I once was on a panel of fedcourts lawprofs where innovations in teaching the course were being explored, and a famous old fedcourts prof took the anti-innovation position. He said "The topics are exhausted ... but not for the students." It was all new to them he said, and an important exercise in learning the ways of the legal process. We shouldn't teach the course to find interesting new things for ourselves, but to take the students down the well-worn paths for the first time. He said he was old enough to have had Hart and Weschsler as his teachers. He said he used a 19-year-old edition of the Hart and Weschsler casebook at one point, "and it didn't matter -- the questions were the same!"
Hey, the old lawprof sounds pretty cool. So who was he? If you're going to be quoting him like that, you should name him.
He was Henry Monaghan. Here are two other things he said that day in 1994:
I teach Constitutional Law as a process course -- and there's only one correct answer: the Supreme Court shouldn't decide it.
I once put a question to Herbert Wechsler and he said, "Well, it's rather obvious," and I said, "I agree. Which way is it obvious?"
If I had the time, I'd scan and display the two ink drawings I made of Monaghan as he was saying these things that I wrote down in speech balloons ten years ago. But I don't have the time. I've got to teach Federal Jurisdiction soon, and I consider myself terribly fortunate to have that obligation.
UPDATE: Matt Barr, Chicago-Kent College of Law, class of 1994, writes:
The law school course most known for mystery and arcana? Federal jurisdiction? Aren't they teaching property law anymore? Kids today.ANOTHER UPDATE: Here's a nice email from John M. O'Connell:
I went into property development after law school and over the years never once came upon a real-life situation where I had to apply The Rule in Shelley's Case or the Rule Against Perpetuities or anything like Fee Simple Conditional to A with Life Estate to B, Remainder to B's children.

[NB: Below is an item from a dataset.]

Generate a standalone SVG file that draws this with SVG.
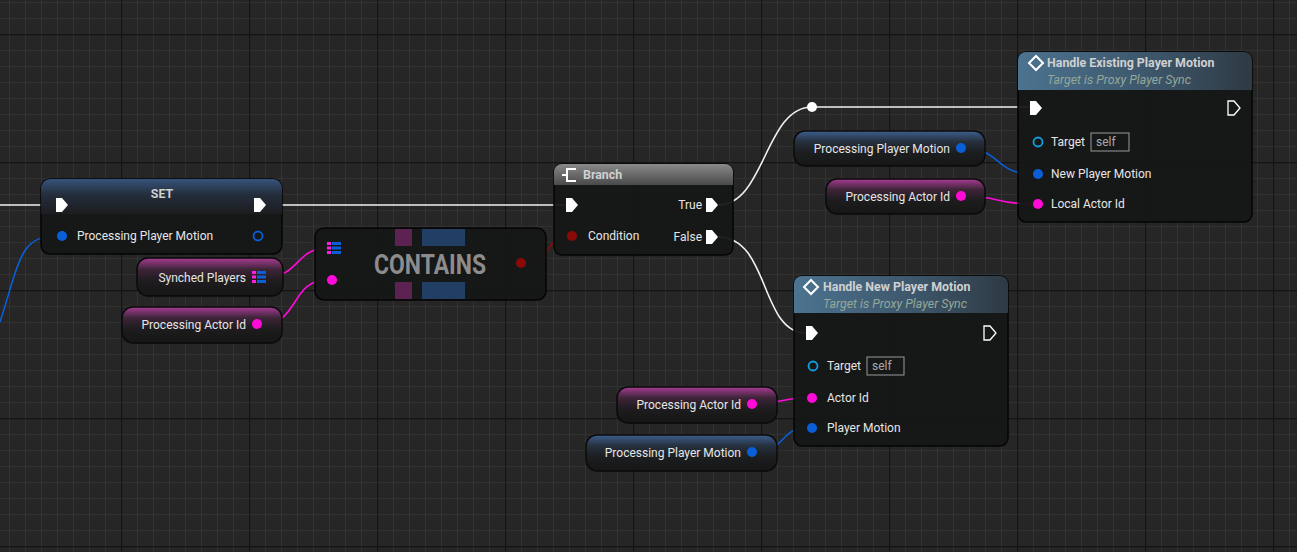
<svg xmlns="http://www.w3.org/2000/svg" width="1297" height="552" viewBox="0 0 1297 552">
<defs>
<pattern id="minor" x="9" y="2" width="16" height="16" patternUnits="userSpaceOnUse"><path d="M0,0V16M0,0H16" stroke="#353535" stroke-width="1.6"/></pattern>
<pattern id="major" x="121" y="34" width="128" height="128" patternUnits="userSpaceOnUse"><path d="M0,0V128M0,0H128" stroke="#141414" stroke-width="2.4"/></pattern>
<linearGradient id="gPink" x1="0" y1="0" x2="0" y2="1"><stop offset="0" stop-color="#a83c94"/><stop offset="0.3" stop-color="#3e2438"/><stop offset="0.6" stop-color="#1e1c1e"/><stop offset="1" stop-color="#161616"/></linearGradient>
<linearGradient id="gBlue" x1="0" y1="0" x2="0" y2="1"><stop offset="0" stop-color="#3c5f8e"/><stop offset="0.3" stop-color="#26303e"/><stop offset="0.6" stop-color="#1c1e20"/><stop offset="1" stop-color="#161616"/></linearGradient>
<linearGradient id="gHdrBlue" x1="0" y1="0" x2="1" y2="0"><stop offset="0" stop-color="#4c7390"/><stop offset="0.6" stop-color="#3c5468"/><stop offset="1" stop-color="#2e3a44"/></linearGradient>
<linearGradient id="gHdrGray" x1="0" y1="0" x2="0" y2="1"><stop offset="0" stop-color="#8a8a8a"/><stop offset="1" stop-color="#4a4a4a"/></linearGradient>
<linearGradient id="gSet" x1="0" y1="0" x2="0" y2="1"><stop offset="0" stop-color="#3a5a85"/><stop offset="0.45" stop-color="#263040"/><stop offset="1" stop-color="#1c1e20"/></linearGradient>
<path id="exec" d="M-6,-7h6l6,7l-6,7h-6z"/>
<g id="arr"><rect x="-7" y="-6" width="4" height="3" fill="#ff1ee0"/><rect x="-2" y="-6" width="9" height="3" fill="#0a5fd8"/><rect x="-7" y="-1.5" width="4" height="3" fill="#ff1ee0"/><rect x="-2" y="-1.5" width="9" height="3" fill="#0a5fd8"/><rect x="-7" y="3" width="4" height="3" fill="#ff1ee0"/><rect x="-2" y="3" width="9" height="3" fill="#0a5fd8"/></g>
</defs>
<style>
text{font-family:Roboto,"Liberation Sans",sans-serif;font-size:12px;fill:#e6e6e6}
.t{font-weight:bold;fill:#d0d0d0;font-size:12.4px}
.sub{font-style:italic;fill:#93a89a;font-size:12.4px}
.r{text-anchor:end}
.body{fill:#151616;fill-opacity:0.95;stroke:#050505;stroke-width:1.5}
.var{stroke:#0a0a0a;stroke-width:1.5}
.ex{fill:#fff}
.exo{fill:none;stroke:#fff;stroke-width:1.3}
.w{fill:none;stroke-width:1.6}
.pink{fill:#ff0ad8}
.blue{fill:#0a5fd8}
</style>
<rect width="1297" height="552" fill="#262626"/>
<rect width="1297" height="552" fill="url(#minor)"/>
<rect width="1297" height="552" fill="url(#major)"/>

<g id="connectors">
<path class="w" d="M0,205H50M270,205H566" stroke="#f0f0f0" stroke-width="2.4"/>
<path class="w" d="M0,322C20,260 20,236 56,236" stroke="#0a5fd8"/>
<path class="w" d="M266,277C300,277 295,248 328,248" stroke="#ff0ad8"/>
<path class="w" d="M262,324C300,324 290,280 327,280" stroke="#ff0ad8"/>
<path class="w" d="M527,263C548,263 548,236 567,236" stroke="#8a0a0a"/>
<path class="w" d="M718,205C765,205 765,107 812,107H1030" stroke="#f0f0f0" stroke-width="2.4"/>
<path class="w" d="M718,237C770,237 760,333 806,333" stroke="#f0f0f0" stroke-width="2.4"/>
<path class="w" d="M964,148C1000,148 995,174 1032,174" stroke="#0a5fd8"/>
<path class="w" d="M964,196C1000,196 995,204 1032,204" stroke="#ff0ad8"/>
<path class="w" d="M756,404C780,404 780,398 806,398" stroke="#ff0ad8"/>
<path class="w" d="M756,452C785,452 780,428 806,428" stroke="#0a5fd8"/>
<circle cx="812" cy="107" r="5" fill="#fff"/>
</g>

<g id="set">
<rect x="41" y="179" width="241" height="75" rx="9" class="body"/>
<path d="M50,179H273a9,9 0 0 1 9,9V214H41V188a9,9 0 0 1 9,-9z" fill="url(#gSet)" opacity="0.9"/>
<text x="162" y="198" class="t" text-anchor="middle">SET</text>
<use href="#exec" x="62" y="205" class="ex"/>
<use href="#exec" x="260" y="205" class="ex"/>
<circle cx="62" cy="236" r="5" class="blue"/>
<text x="77" y="240">Processing Player Motion</text>
<circle cx="258" cy="236" r="4.5" fill="none" stroke="#0a5fd8" stroke-width="1.8"/>
</g>

<g id="synched">
<rect x="137" y="258" width="146" height="38" rx="11" class="var" fill="url(#gPink)"/>
<text x="246" y="282" class="r">Synched Players</text>
<use href="#arr" x="259" y="277"/>
</g>
<g id="actorA">
<rect x="122" y="307" width="160" height="36" rx="11" class="var" fill="url(#gPink)"/>
<text x="246" y="329" class="r">Processing Actor Id</text>
<circle cx="257" cy="324" r="5" class="pink"/>
</g>

<g id="contains">
<rect x="315" y="228" width="231" height="72" rx="9" class="body" fill="#222"/>
<rect x="395" y="229" width="17" height="17" fill="#8a2a7a" opacity="0.6"/>
<rect x="422" y="229" width="43" height="17" fill="#2a5a9a" opacity="0.6"/>
<rect x="395" y="282" width="17" height="17" fill="#8a2a7a" opacity="0.6"/>
<rect x="422" y="282" width="43" height="17" fill="#2a5a9a" opacity="0.6"/>
<text x="430" y="274" text-anchor="middle" textLength="112" lengthAdjust="spacingAndGlyphs" style="font-size:28px;font-weight:bold;fill:#8c8c8c">CONTAINS</text>
<use href="#arr" x="334" y="248"/>
<circle cx="332" cy="280" r="5" class="pink"/>
<circle cx="521" cy="263" r="5" fill="#8a0a0a"/>
</g>

<g id="branch">
<rect x="554" y="164" width="179" height="91" rx="8" class="body"/>
<path d="M562,164H725a8,8 0 0 1 8,8V185H554V172a8,8 0 0 1 8,-8z" fill="url(#gHdrGray)"/>
<path d="M571,169h-4v12h4M567,175h-5M571,169h5M571,181h5" fill="none" stroke="#fff" stroke-width="2"/>
<text x="583" y="179" class="t">Branch</text>
<use href="#exec" x="572" y="205" class="ex"/>
<circle cx="572" cy="236" r="5" fill="#8a0a0a"/>
<text x="588" y="240">Condition</text>
<text x="702" y="209" class="r">True</text>
<use href="#exec" x="712" y="205" class="ex"/>
<text x="702" y="241" class="r">False</text>
<use href="#exec" x="712" y="237" class="ex"/>
</g>

<g id="existing">
<rect x="1018" y="52" width="234" height="170" rx="8" class="body"/>
<path d="M1026,52H1244a8,8 0 0 1 8,8V90H1018V60a8,8 0 0 1 8,-8z" fill="url(#gHdrBlue)"/>
<path d="M1036,56l7,7l-7,7l-7,-7z" fill="none" stroke="#fff" stroke-width="2"/>
<text x="1047" y="67" class="t">Handle Existing Player Motion</text>
<text x="1047" y="84" class="sub">Target is Proxy Player Sync</text>
<use href="#exec" x="1036" y="108" class="ex"/>
<use href="#exec" x="1234" y="108" class="exo"/>
<circle cx="1038" cy="142" r="4.5" fill="none" stroke="#0ea0e0" stroke-width="1.8"/>
<text x="1051" y="146">Target</text>
<rect x="1091" y="133" width="38" height="18" fill="none" stroke="#9a9a9a"/>
<text x="1096" y="146" style="fill:#aaa">self</text>
<circle cx="1038" cy="174" r="5" class="blue"/>
<text x="1051" y="178">New Player Motion</text>
<circle cx="1038" cy="204" r="5" class="pink"/>
<text x="1051" y="208">Local Actor Id</text>
</g>
<g id="motionB">
<rect x="794" y="131" width="191" height="35" rx="11" class="var" fill="url(#gBlue)"/>
<text x="950" y="153" class="r">Processing Player Motion</text>
<circle cx="961" cy="148" r="5" class="blue"/>
</g>
<g id="actorB">
<rect x="826" y="179" width="159" height="35" rx="11" class="var" fill="url(#gPink)"/>
<text x="950" y="201" class="r">Processing Actor Id</text>
<circle cx="961" cy="196" r="5" class="pink"/>
</g>

<g id="newmotion">
<rect x="794" y="276" width="214" height="170" rx="8" class="body"/>
<path d="M802,276H1000a8,8 0 0 1 8,8V313H794V284a8,8 0 0 1 8,-8z" fill="url(#gHdrBlue)"/>
<path d="M811,280l7,7l-7,7l-7,-7z" fill="none" stroke="#fff" stroke-width="2"/>
<text x="823" y="291" class="t">Handle New Player Motion</text>
<text x="823" y="308" class="sub">Target is Proxy Player Sync</text>
<use href="#exec" x="812" y="333" class="ex"/>
<use href="#exec" x="990" y="333" class="exo"/>
<circle cx="813" cy="366" r="4.5" fill="none" stroke="#0ea0e0" stroke-width="1.8"/>
<text x="827" y="370">Target</text>
<rect x="867" y="357" width="37" height="18" fill="none" stroke="#9a9a9a"/>
<text x="872" y="370" style="fill:#aaa">self</text>
<circle cx="812" cy="398" r="5" class="pink"/>
<text x="827" y="402">Actor Id</text>
<circle cx="812" cy="428" r="5" class="blue"/>
<text x="827" y="432">Player Motion</text>
</g>
<g id="actorC">
<rect x="617" y="387" width="160" height="36" rx="11" class="var" fill="url(#gPink)"/>
<text x="741" y="409" class="r">Processing Actor Id</text>
<circle cx="752" cy="404" r="5" class="pink"/>
</g>
<g id="motionC">
<rect x="586" y="435" width="191" height="36" rx="11" class="var" fill="url(#gBlue)"/>
<text x="741" y="457" class="r">Processing Player Motion</text>
<circle cx="752" cy="452" r="5" class="blue"/>
</g>
</svg>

I bet if I'd ever set foot in a federal court after law school, though, I'd've drawn on many useful things I learned in Federal Jurisdiction.
P.S., my Con Law professor taught Con Law as a "procedure" course as well, even to the extent where he pointed out that "substantive due process" is an oxymoron. I was fortunate enough to take the course from visiting professor John Hart Ely. (No non-giant in his field could have gotten away with such apostasy, I suspect.)

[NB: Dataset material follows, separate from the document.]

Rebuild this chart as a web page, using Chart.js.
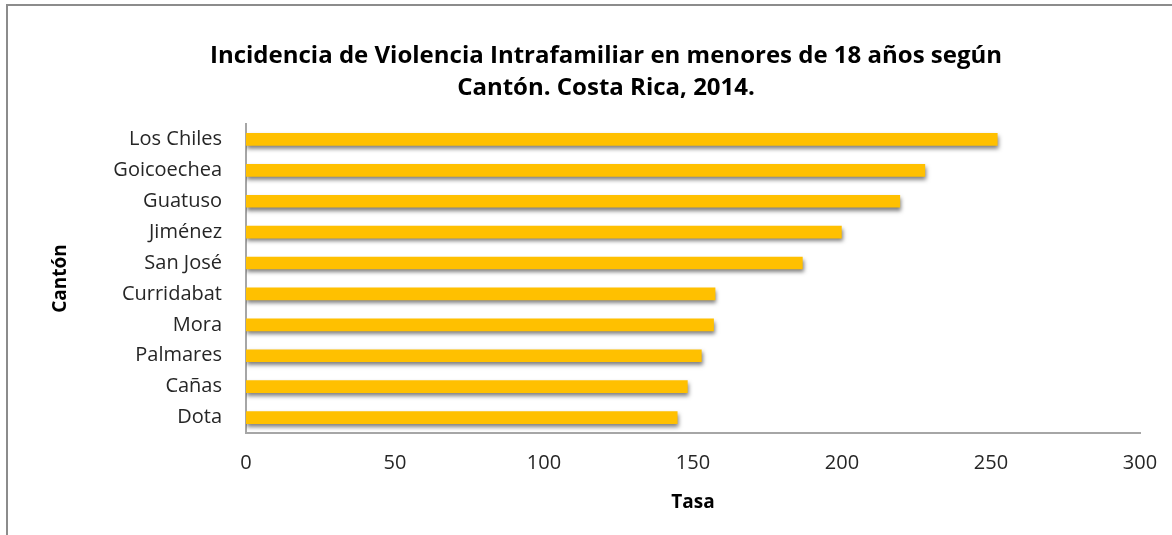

Thanks so much for the wonderful anecdote about Professor Monaghan. I am a Columbia Law School Class of 1993 grad who had the honor of sitting for two of Professor Monaghan's classes: Constitutional Law and Federal Courts. The second was particularly memorable, as Professor Wechsler, for the last time, taught the final third of the course. Professor Monaghan often called Wechsler the greatest legal mind to pass through Columbia (high praise!). Wechsler's diminished hearing made interactions with the class awkward, but his description of the behind the scenes details of New York Times v. Sullivan were riveting (including the story of Justice Brennan's wink to Mrs. Wechsler during oral argument in another matter some time after the Sullivan argument--but before the decision was announced--which Wechsler took to mean that Sullivan would go his way).

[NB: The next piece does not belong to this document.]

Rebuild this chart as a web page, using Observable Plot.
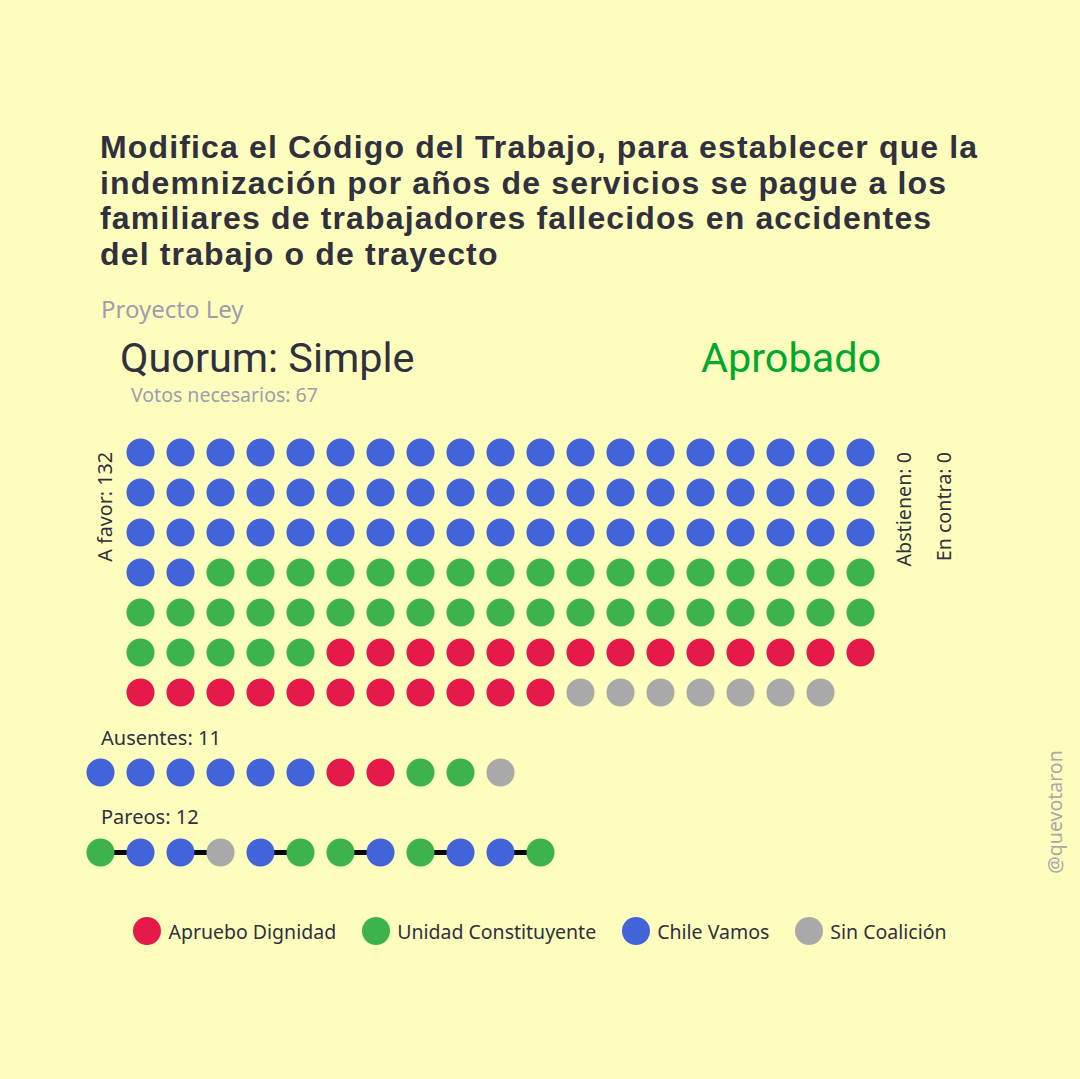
<!DOCTYPE html>
<html>
<head>
<meta charset="utf-8">
<script src="https://cdn.jsdelivr.net/npm/d3@7"></script>
<script src="https://cdn.jsdelivr.net/npm/@observablehq/plot@0.6"></script>
<style>
  html, body { margin: 0; padding: 0; }
  body { width: 1080px; height: 1079px; background: #fdfdbd; position: relative; overflow: hidden;
         font-family: "Noto Sans", Roboto, sans-serif; color: #30303f; }
  .abs { position: absolute; white-space: nowrap; line-height: 1; }
  .rot { transform: translate(-50%, -50%) rotate(-90deg); }
  .vert { writing-mode: vertical-rl; transform: rotate(180deg); }
  .tline { position: absolute; left: 100px; font-size: 32px; font-weight: 700; line-height: 1; white-space: nowrap;
           letter-spacing: 1.15px; font-family: "Liberation Sans", Arial, sans-serif; }
  #sub { left: 101px; top: 296.5px; font-size: 24px; color: #9e9db0; }
  #quorum { left: 120px; top: 337.5px; font-size: 41.4px; font-family: Roboto, sans-serif; }
  #estado { left: 701px; top: 337.5px; font-size: 41.4px; color: #00a82c; font-family: Roboto, sans-serif; }
  #votos { left: 131px; top: 385px; font-size: 19.5px; color: #9e9db0; }
  .side { font-size: 19.7px; top: 452px; }
  .grp { font-size: 20px; }
  #chart { position: absolute; left: 0; top: 420px; }
  #legend { position: absolute; left: 0; width: 1080px; top: 917px; display: flex; justify-content: center; gap: 26px; font-size: 19.5px; }
  #legend .item { display: flex; align-items: center; gap: 7px; }
  #legend .sw { width: 28px; height: 28px; border-radius: 50%; display: inline-block; }
  #wm { font-size: 19.5px; color: #a8a8ad; }
</style>
</head>
<body>
<div id="title"></div>
<div id="sub" class="abs"></div>
<div id="quorum" class="abs"></div>
<div id="estado" class="abs"></div>
<div id="votos" class="abs"></div>
<div id="favorLbl" class="abs vert side" style="left:95.15px;"></div>
<div id="abstLbl" class="abs vert side" style="left:894.15px;"></div>
<div id="contraLbl" class="abs vert side" style="left:934.15px;"></div>
<div id="ausLbl" class="abs grp" style="left:101px; top:728.2px;"></div>
<div id="parLbl" class="abs grp" style="left:101px; top:807.2px;"></div>
<div id="chart"></div>
<div id="legend"></div>
<div id="wm" class="abs rot" style="left:1055px; top:812px;"></div>
<script>
// ---- Data ----
const titleLines = [
  "Modifica el Código del Trabajo, para establecer que la",
  "indemnización por años de servicios se pague a los",
  "familiares de trabajadores fallecidos en accidentes",
  "del trabajo o de trayecto"
];
const subtitle = "Proyecto Ley";
const quorum = "Simple";
const resultado = "Aprobado";
const votosNecesarios = 67;
const abstienen = 0;
const enContra = 0;

const parties = ["Apruebo Dignidad", "Unidad Constituyente", "Chile Vamos", "Sin Coalición"];
const partyColors = ["#e6194b", "#3cb44b", "#4363d8", "#a9a9a9"];

// A favor, in drawing order
const favorParties = ["Chile Vamos", "Unidad Constituyente", "Apruebo Dignidad", "Sin Coalición"];
const favorCounts  = [59, 41, 25, 7];

const ausentes = ["Chile Vamos", "Chile Vamos", "Chile Vamos", "Chile Vamos", "Chile Vamos", "Chile Vamos",
  "Apruebo Dignidad", "Apruebo Dignidad", "Unidad Constituyente", "Unidad Constituyente", "Sin Coalición"];

const pareos = [
  ["Unidad Constituyente", "Chile Vamos"],
  ["Chile Vamos", "Sin Coalición"],
  ["Chile Vamos", "Unidad Constituyente"],
  ["Unidad Constituyente", "Chile Vamos"],
  ["Unidad Constituyente", "Chile Vamos"],
  ["Chile Vamos", "Unidad Constituyente"]
];
const watermark = "@quevotaron";

// ---- Layout of dots ----
const perRow = 19;
const favorDots = [];
favorParties.forEach((p, i) => { for (let k = 0; k < favorCounts[i]; k++) favorDots.push({party: p}); });
favorDots.forEach((d, k) => { d.col = k % perRow; d.row = Math.floor(k / perRow); });
const totalFavor = favorDots.length;

const ausRow = 8, parRow = 10;
const ausDots = ausentes.map((p, i) => ({party: p, col: i - 1, row: ausRow}));
const parDots = pareos.flat().map((p, i) => ({party: p, col: i - 1, row: parRow}));
const parLinks = pareos.map((pr, j) => ({c1: 2 * j - 1, c2: 2 * j, row: parRow}));

// ---- Texts ----
const titleEl = document.getElementById("title");
titleLines.forEach((t, i) => {
  const d = document.createElement("div");
  d.className = "tline";
  d.style.top = (130.9 + i * 35.75) + "px";
  d.textContent = t;
  titleEl.appendChild(d);
});
document.getElementById("sub").textContent = subtitle;
document.getElementById("quorum").textContent = "Quorum: " + quorum;
document.getElementById("estado").textContent = resultado;
document.getElementById("votos").textContent = "Votos necesarios: " + votosNecesarios;
document.getElementById("favorLbl").textContent = "A favor: " + totalFavor;
document.getElementById("abstLbl").textContent = "Abstienen: " + abstienen;
document.getElementById("contraLbl").textContent = "En contra: " + enContra;
document.getElementById("ausLbl").textContent = "Ausentes: " + ausentes.length;
document.getElementById("parLbl").textContent = "Pareos: " + pareos.flat().length;
document.getElementById("wm").textContent = watermark;

// ---- Chart ----
const chart = Plot.plot({
  width: 1080, height: 460, margin: 0,
  x: {domain: [-3.5, 23.5], axis: null},
  y: {domain: [-0.8, 10.7], reverse: true, axis: null},
  color: {domain: parties, range: partyColors},
  style: {background: "transparent", overflow: "visible"},
  marks: [
    Plot.link(parLinks, {x1: "c1", x2: "c2", y1: "row", y2: "row", stroke: "#000", strokeWidth: 5}),
    Plot.dot(favorDots, {x: "col", y: "row", fill: "party", r: 14}),
    Plot.dot(ausDots, {x: "col", y: "row", fill: "party", r: 14}),
    Plot.dot(parDots, {x: "col", y: "row", fill: "party", r: 14})
  ]
});
document.getElementById("chart").appendChild(chart);

// ---- Legend ----
const legend = document.getElementById("legend");
parties.forEach((p, i) => {
  const it = document.createElement("div");
  it.className = "item";
  it.innerHTML = `<span class="sw" style="background:${partyColors[i]}"></span><span>${p}</span>`;
  legend.appendChild(it);
});
</script>
</body>
</html>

As for Professor Monaghan, his curmudgeonly persona and penchant for the provocative turn of phrase kept some students at a distance. (For example, I recall him saying, in substance, that while Roe v. Wade was a poorly reasoned decision, if men and not women bore children, abortion would be a sacrament.) Most students assumed that was "conservative" (or what passes for conservative at a place like Columbia), because he was not young and hip and he had little patience for the climate (the height of "political correctness") and the intellectual/legal fads of the day (e.g., Crits--ugh!). But it never seemed that simple to me and to this day I do not know his political leanings. I think this is a testament to his classroom method, which was questioning (not classically Socratic, because he did not call on unwilling students), rather than declarative.
Persona notwithstanding, those who made the effort found him to be a warm and kind man and a caring teacher. He took a great deal of time and care in commenting on a note I was working on for publication in the Columbia Law Review. Later, as an articles editor on the Review, I had the pleasure of working with him on an article concerning The Protective Power of the Presidency--and he was very generous in giving me far more credit and praise than I deserved. We spent plenty of time in 1992-93 talking about that article, the state of the law, and even my career plans--sometimes while shooting hoops in Riverside Park. (He'd lost a step by then, but still had a killer hook shot!) And one day I even had the surprising good fortune to be in his office (dominated by a bust of his hero, George Washington) when Justice Scalia paid a surprise visit while in town to film one of those old Fred Friendly PBS roundtables.
Years later, when I was looking for some advice about a contemplated career move, Professor Monaghan was warm and exceedingly generous--even though we had been out of touch for years.
Anyway, just thought I'd share. Professor Monaghan was and is an important figure in American legal scholarship in my view . . . but an even better person.